7. A compressor including a plurality of cylinder bores arranged about a drive shaft in a housing formed by joining a plurality of housing components, a double-headed piston accommodated in each cylinder bore, said double-headed piston being reciprocated by rotation of a cam body fitted on a drive shaft for drawing gas from an external circuit into a front compression chamber formed adjacent to a front end of the double-headed piston and a rear compression chamber formed adjacent to a rear end of the double-headed piston, wherein the piston compresses the drawn in gas in the compression chambers, and front and rear discharge chambers for temporarily containing the compressed gas before discharging the gas into the external circuit, said compressor further comprising:

a plurality of muffler elements formed integrally with the housing components on the periphery of the housing;

a muffler chamber defined by the muffler elements when the housing components are joined to one another;

a large volume chamber and a small volume chamber defined in said muffler chamber, wherein said large and small volume chambers communicate with each other;

an inlet provided in at least one of the muffler elements for drawing the gas in the discharge chamber into said large volume chamber; and

an outlet provided in said muffler elements for discharging the gas in said small volume chamber into the external circuit.

8. The compressor according to claim 7, wherein said muffler elements include a throttle portion for restricting the flow rate of the gas between said large volume chamber and said small volume chamber.

9. The compressor according to claim 8, wherein said muffler elements include a wall, and wherein said throttle portion is defined by a protrusion in said wall that extends into the muffler chamber.
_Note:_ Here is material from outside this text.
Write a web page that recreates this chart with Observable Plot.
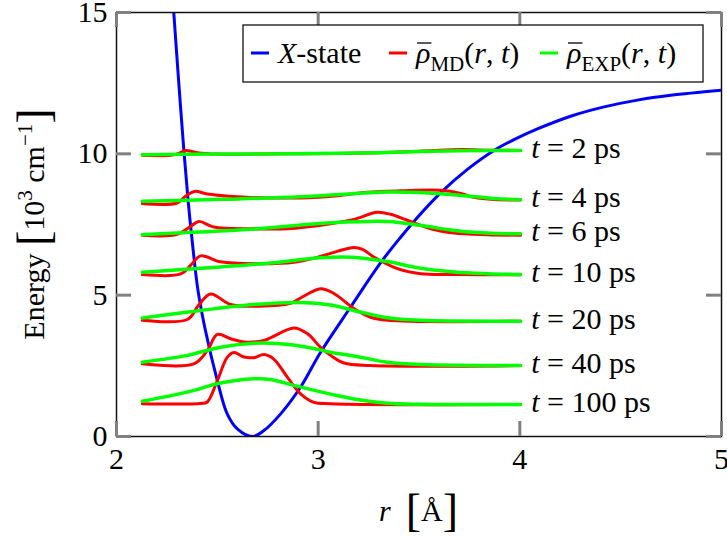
<!DOCTYPE html>
<html>
<head>
<meta charset="utf-8">
<script src="https://cdn.jsdelivr.net/npm/d3@7"></script>
<script src="https://cdn.jsdelivr.net/npm/@observablehq/plot@0.6"></script>
<style>
  body { margin: 0; background: #fff; }
  svg text, svg tspan { white-space: pre; }
</style>
</head>
<body>
<div id="chart"></div>
<script>
// Axis ticks
const xTicks = [2, 3, 4, 5];
const yTicks = [0, 5, 10, 15];

// Delay times (ps) of the snapshots, bottom curve last
const times = [2, 4, 6, 10, 20, 40, 100];

// X-state potential energy curve: [r (Å), E (10^3 cm^-1)]
const xState = [
  [2.284, 15.0], [2.309, 12.49], [2.334, 10.12], [2.355, 8.35], [2.375, 6.94],
  [2.404, 5.17], [2.441, 3.75], [2.500, 1.98], [2.549, 0.80], [2.599, 0.27],
  [2.675, 0.0], [2.731, 0.21], [2.814, 0.80], [2.913, 1.75], [3.012, 2.98],
  [3.161, 4.58], [3.310, 6.15], [3.409, 7.05], [3.492, 7.75], [3.607, 8.62],
  [3.740, 9.45], [3.872, 10.12], [3.971, 10.50], [4.087, 10.88], [4.252, 11.33],
  [4.418, 11.66], [4.583, 11.90], [4.748, 12.07], [5.0, 12.25]
];

// MD densities, each shifted to its own energy level
const md2 = [[2.128, 9.95], [2.27, 9.95], [2.31, 10.02], [2.342, 10.12], [2.40, 10.04], [2.5, 9.99],
  [2.8, 10.0], [3.1, 10.01], [3.3, 10.04], [3.5, 10.09], [3.6, 10.13], [3.72, 10.15], [3.85, 10.13], [4.004, 10.12]];
const md4 = [[2.128, 8.24], [2.30, 8.26], [2.342, 8.50], [2.387, 8.67], [2.45, 8.58], [2.60, 8.48], [2.913, 8.44],
  [3.111, 8.53], [3.244, 8.64], [3.409, 8.69], [3.607, 8.71], [3.707, 8.60], [3.773, 8.46], [3.872, 8.38], [4.004, 8.37]];
const md6 = [[2.128, 7.12], [2.30, 7.15], [2.367, 7.43], [2.408, 7.61], [2.483, 7.41], [2.681, 7.35], [2.847, 7.35],
  [3.062, 7.53], [3.177, 7.68], [3.293, 7.93], [3.359, 7.86], [3.442, 7.65], [3.558, 7.35], [3.674, 7.20],
  [3.839, 7.14], [4.004, 7.12]];
const md10 = [[2.128, 5.73], [2.318, 5.75], [2.367, 6.05], [2.417, 6.39], [2.516, 6.18], [2.681, 6.11], [2.880, 6.16],
  [3.012, 6.37], [3.095, 6.55], [3.177, 6.69], [3.220, 6.62], [3.276, 6.35], [3.393, 5.94], [3.508, 5.76],
  [3.674, 5.73], [4.004, 5.72]];
const md20 = [[2.128, 4.11], [2.351, 4.14], [2.407, 4.64], [2.466, 5.04], [2.566, 4.67], [2.705, 4.61], [2.863, 4.71],
  [2.913, 4.90], [3.012, 5.23], [3.078, 5.06], [3.177, 4.53], [3.260, 4.22], [3.343, 4.11], [4.004, 4.08]];
const md40 = [[2.128, 2.57], [2.383, 2.57], [2.450, 3.04], [2.500, 3.61], [2.566, 3.46], [2.632, 3.34], [2.731, 3.40],
  [2.880, 3.84], [2.946, 3.64], [3.012, 3.15], [3.062, 2.87], [3.128, 2.60], [3.260, 2.51], [4.004, 2.51]];
const md100 = [[2.128, 1.16], [2.417, 1.17], [2.450, 1.22], [2.500, 1.98], [2.549, 2.80], [2.582, 2.97], [2.632, 2.81],
  [2.681, 2.79], [2.731, 2.90], [2.780, 2.74], [2.847, 2.10], [2.913, 1.51], [2.979, 1.21], [3.062, 1.16], [4.004, 1.13]];

// Densities from the experiment, same shifts
const exp2 = [[2.128, 9.97], [2.5, 9.99], [3.0, 10.01], [3.3, 10.04], [3.5, 10.08], [3.7, 10.11], [4.004, 10.12]];
const exp4 = [[2.128, 8.32], [2.516, 8.39], [2.913, 8.48], [3.343, 8.65], [3.508, 8.63], [3.707, 8.53], [3.87, 8.42], [4.004, 8.38]];
const exp6 = [[2.128, 7.14], [2.665, 7.33], [3.062, 7.56], [3.343, 7.61], [3.508, 7.47], [3.674, 7.29], [3.839, 7.20], [4.004, 7.17]];
const exp10 = [[2.128, 5.81], [2.516, 6.00], [2.764, 6.14], [3.012, 6.32], [3.161, 6.34], [3.343, 6.19], [3.508, 5.95],
  [3.674, 5.82], [3.839, 5.76], [4.004, 5.73]];
const exp20 = [[2.128, 4.19], [2.417, 4.46], [2.681, 4.67], [2.913, 4.74], [3.062, 4.65], [3.177, 4.46], [3.343, 4.20],
  [3.508, 4.11], [4.004, 4.08]];
const exp40 = [[2.128, 2.63], [2.351, 2.87], [2.516, 3.16], [2.681, 3.30], [2.814, 3.28], [2.946, 3.16], [3.062, 2.98],
  [3.177, 2.85], [3.343, 2.63], [3.508, 2.55], [4.004, 2.51]];
const exp100 = [[2.128, 1.25], [2.351, 1.57], [2.516, 1.89], [2.681, 2.04], [2.764, 2.02], [2.880, 1.81], [3.062, 1.50],
  [3.177, 1.33], [3.343, 1.18], [3.508, 1.14], [4.004, 1.13]];

const mdCurves = [md2, md4, md6, md10, md20, md40, md100];
const expCurves = [exp2, exp4, exp6, exp10, exp20, exp40, exp100];

const BLUE = "#0000ff", RED = "#ff0000", GREEN = "#00ff00", TICK = "#808080";
const FONT = "Liberation Serif";
const FS = 30;

const toRows = (arr, t) => arr.map(([r, E]) => ({r, E, t}));
const potentialRows = toRows(xState, "X");
const mdRows = times.flatMap((t, i) => toRows(mdCurves[i], t));
const expRows = times.flatMap((t, i) => toRows(expCurves[i], t));

const width = 727, height = 539;
const margin = {left: 116, right: 6, top: 12, bottom: 103};
const frameW = width - margin.left - margin.right;
const frameH = height - margin.top - margin.bottom;
const tickLen = 15;

const plot = Plot.plot({
  width, height,
  marginLeft: margin.left, marginRight: margin.right,
  marginTop: margin.top, marginBottom: margin.bottom,
  x: {domain: [2, 5], axis: null},
  y: {domain: [0, 15], axis: null},
  style: {fontFamily: FONT, fontSize: FS + "px", background: "white", color: "black"},
  marks: [
    Plot.line(potentialRows, {x: "r", y: "E", stroke: BLUE, strokeWidth: 3, curve: "catmull-rom", clip: true}),
    Plot.line(mdRows, {x: "r", y: "E", z: "t", stroke: RED, strokeWidth: 3, curve: "catmull-rom"}),
    Plot.line(expRows, {x: "r", y: "E", z: "t", stroke: GREEN, strokeWidth: 3.5, curve: "catmull-rom"}),
    Plot.frame({stroke: "#111", strokeWidth: 1.5}),
    // inward ticks on all four sides
    Plot.tickX(xTicks, {x: d => d, insetTop: frameH - tickLen, stroke: TICK, strokeWidth: 3}),
    Plot.tickX(xTicks, {x: d => d, insetBottom: frameH - tickLen, stroke: TICK, strokeWidth: 3}),
    Plot.tickY(yTicks, {y: d => d, insetRight: frameW - tickLen, stroke: TICK, strokeWidth: 3}),
    Plot.tickY(yTicks, {y: d => d, insetLeft: frameW - tickLen, stroke: TICK, strokeWidth: 3}),
    // tick labels
    Plot.text(xTicks, {x: d => d, frameAnchor: "bottom", lineAnchor: "top", dy: 11,
      fontSize: FS, fontFamily: FONT, fill: "black"}),
    Plot.text(yTicks, {y: d => d, frameAnchor: "left", textAnchor: "end", dx: -9,
      fontSize: FS, fontFamily: FONT, fill: "black"})
  ]
});

document.getElementById("chart").appendChild(plot);

// scale helpers
function scaleFn(name) {
  const s = plot.scale(name);
  return s.apply ? (v) => s.apply(v) : d3.scaleLinear(s.domain, s.range);
}
const sx = scaleFn("x"), sy = scaleFn("y");

// rich text: parts = [{t, italic, size, shift}] where shift is a baseline offset in px
function richText(parent, x, y, parts, opts = {}) {
  const text = parent.append("text")
    .attr("x", x).attr("y", y)
    .attr("font-family", FONT)
    .attr("font-size", FS)
    .attr("fill", "black")
    .attr("text-anchor", opts.anchor || "start");
  if (opts.transform) text.attr("transform", opts.transform);
  let prev = 0;
  for (const p of parts) {
    const shift = p.shift || 0;
    const ts = text.append("tspan").text(p.t);
    if (p.italic) ts.attr("font-style", "italic");
    if (p.size) ts.attr("font-size", p.size);
    if (shift !== prev) ts.attr("dy", shift - prev);
    if (p.dx) ts.attr("dx", p.dx);
    prev = shift;
  }
  return text;
}

const svg = d3.select(plot);

// time labels at the right end of each curve pair
const labelLayer = svg.append("g");
times.forEach((t, i) => {
  const last = expCurves[i][expCurves[i].length - 1];
  richText(labelLayer, sx(last[0]) + 11, sy(last[1]) + 8, [
    {t: "t", italic: true},
    {t: " = "},
    {t: String(t)},
    {t: " ps"}
  ]);
});

// axis titles
richText(svg, (margin.left + width - margin.right) / 2, 521, [
  {t: "r", italic: true},
  {t: "  "},
  {t: "[", size: 46, shift: 5},
  {t: "Å", shift: 0},
  {t: "]", size: 46, shift: 5}
], {anchor: "middle"});

richText(svg, 0, 0, [
  {t: "Energy "},
  {t: "[", size: 46, shift: 5},
  {t: "10", shift: 0},
  {t: "3", size: 21, shift: -12},
  {t: " cm", shift: 0},
  {t: "−1", size: 21, shift: -12},
  {t: "]", size: 46, shift: 5}
], {anchor: "middle", transform: `translate(44,${(margin.top + height - margin.bottom) / 2}) rotate(-90)`});

// legend
const lg = svg.append("g");
lg.append("rect")
  .attr("x", 243).attr("y", 25).attr("width", 460).attr("height", 57)
  .attr("fill", "white").attr("stroke", "#111").attr("stroke-width", 1.3);
const legendItems = [
  {color: BLUE, x: 251, bar: false, parts: [{t: "X", italic: true}, {t: "-state"}]},
  {color: RED, x: 389, bar: true, parts: [{t: "ρ", italic: true}, {t: "MD", size: 21, shift: 8}, {t: "(", shift: 0},
    {t: "r", italic: true}, {t: ", "}, {t: "t", italic: true}, {t: ")"}]},
  {color: GREEN, x: 540, bar: true, parts: [{t: "ρ", italic: true}, {t: "EXP", size: 21, shift: 8}, {t: "(", shift: 0},
    {t: "r", italic: true}, {t: ", "}, {t: "t", italic: true}, {t: ")"}]}
];
legendItems.forEach(item => {
  lg.append("line")
    .attr("x1", item.x).attr("x2", item.x + 18)
    .attr("y1", 53).attr("y2", 53)
    .attr("stroke", item.color).attr("stroke-width", 3);
  const txt = richText(lg, item.x + 27, 63, item.parts);
  if (item.bar) {
    // mean bar over the rho
    const ext = txt.node().getExtentOfChar(0);
    lg.append("line")
      .attr("x1", ext.x + 1).attr("x2", ext.x + ext.width + 1)
      .attr("y1", 43).attr("y2", 43)
      .attr("stroke", "black").attr("stroke-width", 1.3);
  }
});
</script>
</body>
</html>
10. The compressor according to claim 7, wherein said inlet is a front inlet for connecting said large volume chamber with said front discharge chamber, said front inlet having a port connected to said large volume chamber; and

wherein said compressor further includes a rear inlet for connecting said large volume chamber with said rear discharge chamber, said rear inlet having a port connected to said large volume chamber;

wherein said outlet includes a port connected with said small volume chamber; and

wherein the distance between the port of said front inlet and the port of said outlet is different than the distance between the port of said rear inlet to the port of said outlet.

11. The compressor according to claim 10, wherein the port of said front inlet faces toward the port of said rear inlet.